With Bono a bit hoarse at times, he took slight breaks to allow the crowd to sing on his behalf, guzzling from water bottles proffered from his handlers, and then spritzing the fans around the stage like a priest with holy water. But just at the moments when it seemed that he was struggling with his vocals, he opened up his lungs and hit his higher register, and the years seemed to slip away. As a crooner, his phrasing was elegant and restrained on the addiction elegy “Running to Stand Still” and the somber “Red Hill Mining Town,” with The Edge on piano and recorded horns from a Salvation Army band.
With nearly 40 years of collaboration behind them, Bono and the band seemed periodically in bemused mode about the years that had come and gone.

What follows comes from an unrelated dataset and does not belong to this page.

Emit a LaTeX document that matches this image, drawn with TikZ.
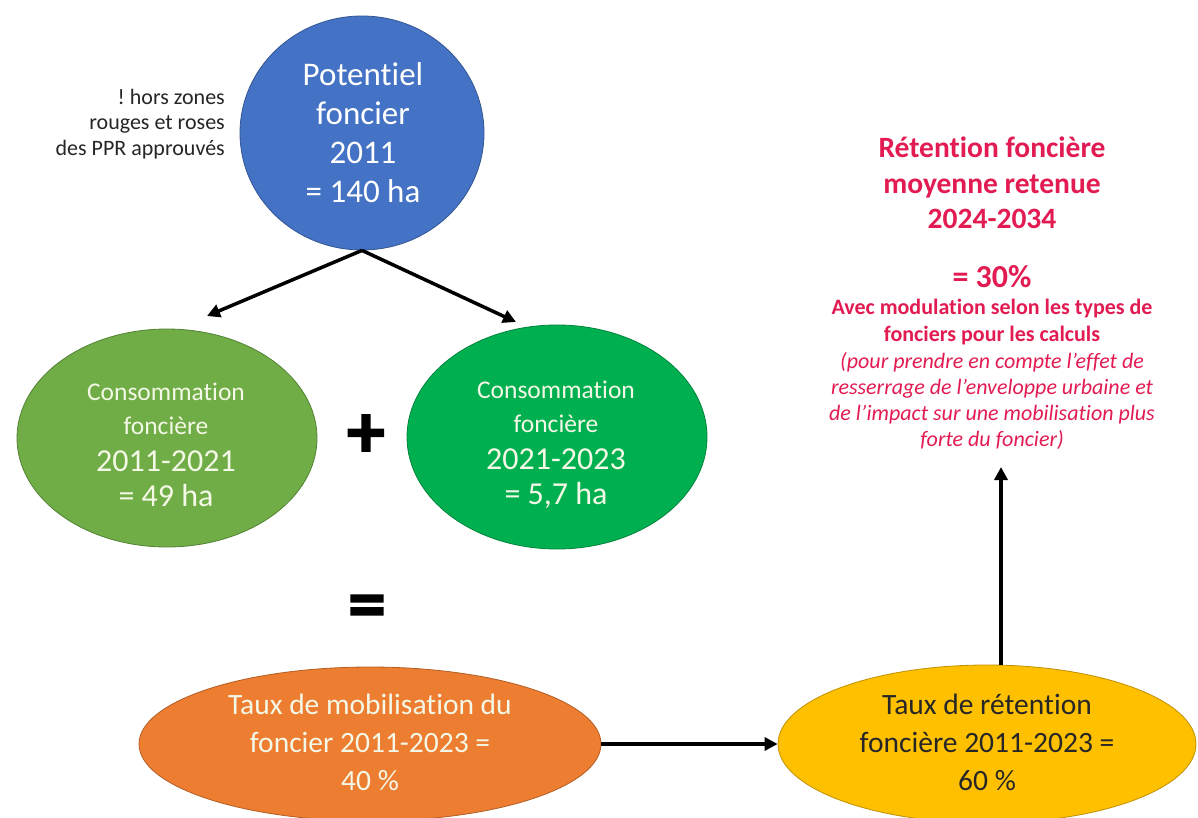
\documentclass[tikz,border=0pt]{standalone}
\usepackage{fontspec}
\setmainfont{Carlito}[Ligatures=NoCommon]
\newfontfamily\opfont{Carlito}[BoldFeatures={FakeBold=2}]
\usetikzlibrary{shapes.geometric,arrows.meta}
\frenchspacing
\definecolor{cblue}{HTML}{4472C4}
\definecolor{cgreenA}{HTML}{70AD47}
\definecolor{cgreenB}{HTML}{00B050}
\definecolor{corange}{HTML}{ED7D31}
\definecolor{cyellow}{HTML}{FFC000}
\definecolor{cred}{HTML}{E21C52}
\definecolor{cdark}{HTML}{262626}
\definecolor{ccream}{HTML}{F4F8E6}
\begin{document}
\begin{tikzpicture}[x=1pt,y=-1pt,
  blob/.style={ellipse, draw=#1!75!black, fill=#1, line width=0.8pt, inner sep=0pt},
  txt/.style={align=center, inner sep=0pt, text=white},
  arr/.style={line width=3.5pt, draw=black, -{Triangle[length=13pt,width=13pt]}},
  redtxt/.style={align=center, inner sep=0pt, text=cred},
  opsign/.style={inner sep=0pt, font=\fontsize{76}{76}\selectfont\opfont\bfseries}]
\useasboundingbox (0,0) rectangle (1198,818);
\fill[white] (0,0) rectangle (1198,818);

% top circle
\node[blob=cblue, minimum width=244pt, minimum height=234pt] (pot) at (362,133) {};
\node[txt, font=\fontsize{33}{39}\selectfont] (pott) at (363,133) {Potentiel\\foncier\\2011\\= 140 ha};

% note
\node[align=right, inner sep=0pt, text=black!85, font=\fontsize{22}{25.5}\selectfont, anchor=east] (note) at (225,124) {! hors zones\\rouges et roses\\des PPR approuvés};

% green circles
\node[blob=cgreenA, minimum width=300pt, minimum height=218pt] (c1) at (167,438) {};
\node[blob=cgreenB, minimum width=300pt, minimum height=224pt] (c2) at (557,437) {};
\node[txt, text=ccream, font=\fontsize{25.5}{34}\selectfont] (c1t) at (166,445) {Consommation\\foncière\\[3pt]{\fontsize{32}{36}\selectfont 2011-2021}\\[1pt]{\fontsize{32}{36}\selectfont = 49 ha}};
\node[txt, text=ccream, font=\fontsize{25.5}{34}\selectfont] (c2t) at (556,445) {Consommation\\foncière\\[3pt]{\fontsize{32}{36}\selectfont 2021-2023}\\[1pt]{\fontsize{32}{36}\selectfont = 5,7 ha}};

% operators
\node[opsign] (plus) at (366,436) {+};
\node[opsign] (eq) at (367,612) {=};

% bottom ellipses
\node[blob=corange, minimum width=462pt, minimum height=154pt] (mob) at (370,744) {};
\node[txt, text=ccream, font=\fontsize{29.5}{38}\selectfont] (mobt) at (370,742) {Taux de mobilisation du\\foncier 2011-2023 =\\40 \%};
\node[blob=cyellow, minimum width=418pt, minimum height=158pt] (ret) at (987,744) {};
\node[txt, text=cdark, font=\fontsize{29.5}{38}\selectfont] (rett) at (987,742) {Taux de rétention\\foncière 2011-2023 =\\60 \%};

% red text
\node[redtxt, font=\fontsize{29.5}{35.5}\selectfont\bfseries] (rtitle) at (992,183) {Rétention foncière\\moyenne retenue\\2024-2034};
\node[redtxt, font=\fontsize{32}{34}\selectfont\bfseries] (rval) at (992,277) {= 30\%};
\node[redtxt, font=\fontsize{22}{26.5}\selectfont\bfseries] (rmod) at (992,322) {Avec modulation selon les types de\\fonciers pour les calculs};
\node[redtxt, font=\fontsize{22}{26.3}\selectfont\itshape] (rnote) at (992,401) {(pour prendre en compte l’effet de\\resserrage de l’enveloppe urbaine et\\de l’impact sur une mobilisation plus\\forte du foncier)};

% connectors
\coordinate (aL) at (207,316);
\coordinate (aR) at (516,322);
\coordinate (upend) at (1001,467);
\draw[arr] (pot.south) -- (aL);
\draw[arr] (pot.south) -- (aR);
\draw[arr] (mob.east) -- (ret.west);
\draw[arr] (upend |- ret.north) -- (upend);
\end{tikzpicture}
\end{document}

Bono ruminated about how the band was “finally getting to know” the second half of the Joshua Tree record — a suite of songs nearly the equal of Side 1, but with unusual pacing, dreamy textures, and opaque lyrics. “In God’s Country,” one of the finest songs in the U2 back catalogue, was driven by The Edge’s striking guitar. Bono mocked his own harmonica skills before a slightly ragged version of “Trip Through Your Wires.” As The Joshua Tree neared its conclusion, the tone of the show turned ominous. Following the brief snippet from a video from a 1950’s TV show called “Trackdown” with a con man named “Trump,” Bono emerged in the guise of an snake-oil peddler or itinerant minister for a dire and urgent performance of “Exit,” a piece the band hadn’t played for decades in concert. The somber closing “Mothers of the Disappeared,” initially for the victims of the Dirty War in Argentina, was recast for mothers of all those lost to guns or repression.
One of the most striking elements of the show was watching Bono cycle through his various personae — Ecumenical preacher. Rock and roll faith healer. Global do-gooder. Lusty old man. Warrior for justice. Wounded lover. Lecturer and priest. Bipartisan consensus builder. He inhabited and then discarded each of these tropes, sometimes holding onto one longer than another, but never more than a song or a between-song anecdote at a time.
With the closing of The Joshua Tree set, there was a sampling of late-model U2 stadium bangers. It’s easy to disparage late-period U2 as a set of middling albums, iPod commercials, and gimmicks, but it’s astonishing how well a piffle like “Elevation” conveys to a football stadium crowded with energized fans. Achtung Baby’s “Ultraviolet (Light My Way)” was transformed from a gritty song of lust to a paean to women’s empowerment, complete with video profiles of inspirational women from around the globe, some universally renowned and others less so. “Vertigo” (another iPod commercial) was a dazzling multimedia showcase; “Beautiful Day” from All That You Can’t Leave Beyond was perhaps less successful. Records like Pop, Zooropa, No Line on the Horizon, and Songs of Innocence were omitted unceremoniously. The one ballad in the encore, “One,” was recast as an ode to fighting AIDS in Africa.
Every concert, even one as polished as U2’s, has its inexplicable moments. At Fedex Field, the hardest musical moment to explain was the Passengers song “Miss Sarajevo,” with the ghostly recorded vocal of Luciano Pavarotti dominating the performance while the video screens shared the stories of Syrian refugees. As a tribute to World Refugee Day, it made a degree of sense. But the true WTF moment came at very end of the finale: a man was invited up from the crowd to do handstands on the stage, to the band’s admiration. It was unexplained, it was weird, and it made for a puzzling closing to an exhilarating night.